Namun demikian, dalam mas’alah ini kedua tokoh tersebut berpendapat, bahwa pahala bacaan itu dapat sampai kepada orang yang telah mati(mayit).[29]Ini menunjukkan bahwa hadist-hadist yang sebagai dasar bahwa pahala bacaan dapat sampai kepada orang mati dapat dipertanggung jawabkan pengamalannya.

Dari uraian diatas dapat ditarik kesimpulan :
1. Tahlilan ditinjau dari segi bacaannya termasuk sunnah.
2. Tahlilan ditinjau dari segi susunannnya termasuk bid’ah hasanah mahmudah yang dapat diamalkan,
bahkan sayogyanya diamalkan, karena susunan bacaan tahlilan merupakan suatu cara mengamalkan sunnah dengan tertib.
3. Bahwa Acara Tahlilan itu termasuk majlis dzikir yang utama.
4.Bahwa menghitung bacaan tahlil dengan sibkhah ( biji tasbih) itu diperbolehkan.
5. Dalam berdzikir boleh menggelengkan kepala.
6. Boleh makan hidangan dalam kematian.
7. Bahwa mengirimkan pahala bacaan(qiro’ah) itu diperbolehkan, karena pendapat sebagian besar Ulama tentang sampainya pahala kepada orang mati didasarkah pada Sunah Nabi.

Pada Hakekatnya tahlilan adalah sebuah ibadah sunah, dan memang itu ada dasarnya, jadi bagi saudara - saudara yang melaksanakan tahlilan silahkan untuk di teruskan, bagi yang tidak mengamalkan juga juga tidak ada dosa.
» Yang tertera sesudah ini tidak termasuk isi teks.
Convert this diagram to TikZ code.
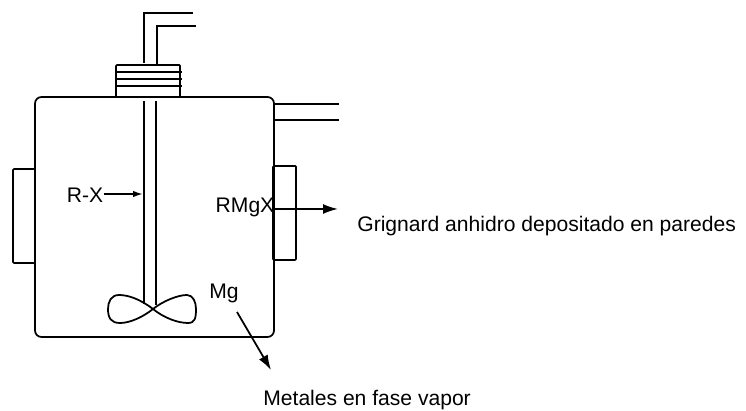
\documentclass[tikz,border=0pt]{standalone}
\usepackage{fontspec}
\setmainfont{Liberation Sans}
\usetikzlibrary{arrows.meta,positioning}
\begin{document}
\begin{tikzpicture}[
      x=0.02cm,y=-0.02cm,
      vessel/.style={draw=black,line width=1pt,rounded corners=0.13cm},
      jacket/.style={draw=black,line width=1pt,rounded corners=0.02cm},
      pipe/.style={draw=black,line width=1pt},
      flowedge/.style={-{Latex[length=3mm,width=2mm]},color=black,line width=1pt},
      smalledge/.style={-{Latex[length=2mm,width=1.3mm]},color=black,line width=1pt},
      tag/.style={inner sep=0pt,font=\fontsize{12pt}{14pt}\selectfont}
    ]
      \useasboundingbox (0,0) rectangle (746,411);

      % vessel and cap
      \draw[vessel] (35,97) rectangle (274,337);
      \draw[jacket] (116,97) -- (116,65) -- (180,65) -- (180,97);
      \foreach \capy in {72,79,86}
        \draw[pipe] (116,\capy) -- (182,\capy);

      % jackets
      \draw[jacket] (35,169) -- (13,169) -- (13,263) -- (35,263);
      \draw[jacket] (273,166) rectangle (296,260);

      % tubes
      \draw[pipe] (144,63) -- (144,13) -- (193,13);
      \draw[pipe] (157,65) -- (157,26) -- (196,26);
      \draw[pipe] (274,104) -- (339,104);
      \draw[pipe] (274,120) -- (339,120);

      % shaft and paddle
      \draw[pipe] (144,101) -- (144,304);
      \draw[pipe] (156,101) -- (156,305);
      \draw[pipe] (153,309) .. controls (140,299) and (128,295) .. (119,295)
        .. controls (111,295) and (108,302) .. (108,309)
        .. controls (108,318) and (111,323) .. (120,323)
        .. controls (130,323) and (143,317) .. (153,309)
        .. controls (163,301) and (178,295) .. (187,295)
        .. controls (193,295) and (196,302) .. (196,309)
        .. controls (196,318) and (195,323) .. (188,323)
        .. controls (178,323) and (164,318) .. (153,309) -- cycle;

      % labels
      \node[tag] (rx) at (85,195) {R-X};
      \node[tag] (rmgx) at (245,207) {RMgX};
      \node[tag] (mg) at (224,293) {Mg};
      \node[tag,anchor=west] (grignard) at (357,226) {Grignard anhidro depositado en paredes};
      \node[tag,anchor=west] (metales) at (263,400) {Metales en fase vapor};

      \coordinate (shaft) at (143,194);
      \coordinate (rmgxend) at (338,209);
      \coordinate (mgstart) at (237,312);
      \coordinate (mgend) at (271,370);

      \draw[smalledge] (rx.east |- shaft) -- (shaft);
      \draw[flowedge] (rmgx.east |- rmgxend) -- (rmgxend);
      \draw[flowedge] (mgstart) -- (mgend);
    \end{tikzpicture}
\end{document}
Yang penting masalah ini jangan terlalu dibesar - besarkan. yang melaksakan tahlilan tidak usah mengolok - olok yang laen, pun demikian yang tidak mengamalkan tidak usah menyalahkan apalagi sampai mengkafirkan orang yang melaksanakan tahlilan.

Demikian yang dapat saya sampaikan. Mudah-mudahan bermanfaat. Amien.